Nek’s words slip into her mind and she has to pause to decide if it’s really her memory of Nek’s words, or if it’s something that’s resonating from Nek’s Memories. She doesn’t know if there is a difference, or if there should be. She’s so unprepared, despite having built up her life towards this point for the last thirty years. Her cheeks burn as she remembers how she’d given everything up so easily when Iman had taken the Memories from Nek. But what else was she to do, to think?
The sting of betrayal still sits in her heart, but its grip is looser now.
‘You have the Memories,’ Father Farouk says.
The dreamlike quality and the setting in Rahsia’s guest room lets Rahsia know that it’s Iman’s Memory. This must have been from a year before, when Iman had first woken up.
‘The priesthood is not involved in the dealings and the office of the Secretkeeper. You alone hold its secrets. You hold all the secrets of the Secretkeeper.’ The priest tries to hold back a grin, but fails. He thinks he’s funny. He’s always had.

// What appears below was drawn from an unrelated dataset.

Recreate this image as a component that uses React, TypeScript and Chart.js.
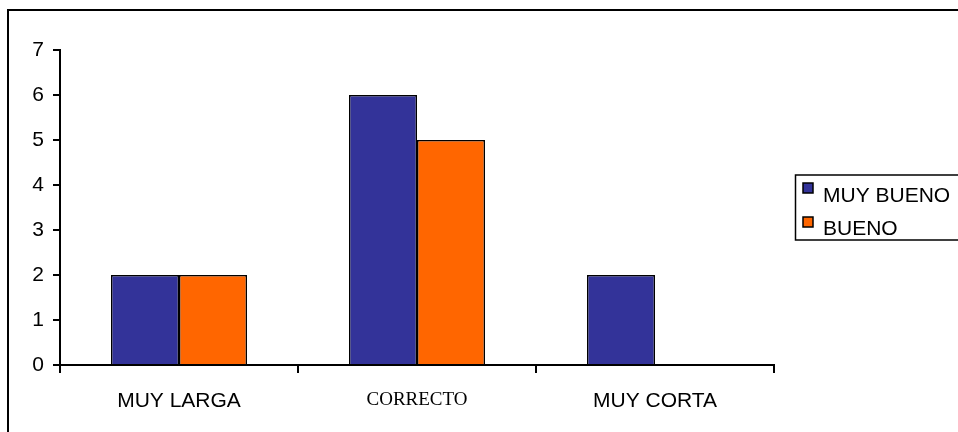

‘Why did it not pass to Rahsia?’ Iman asks.
Rahsia feels a swirl of emotions that aren’t hers. Did the Memories pass on emotions? She isn’t sure. A little, she decides. There is, after all, muscle memory that she can interpret. Rahsia remembers the feeling of eyes widening, a realisation. Iman’s mouth falls open, she shakes her head. What had Iman realised?
But Rahsia cannot read thoughts, she cannot Remember Iman’s unspoken thoughts. So she doesn’t know what happened then, except that Iman had thought of her, had asked the same question she had, before taking up the role. Iman hadn’t stolen it from her. It had been forced on her. There is a little comfort in that.
—
In Impian, Memories are passed down through an unbroken line of women who take on the role of the Secretkeeper. It’s often passed from mother to daughter, but in certain cases, the Memories choose a more suitable host. In The Weight of Secrets (or Secretkeeper, as I call it), there’s a slight blip in the line of succession.
Also, yay! A current excerpt.
Still way, way, behind goals, but I WROTE STUFF!!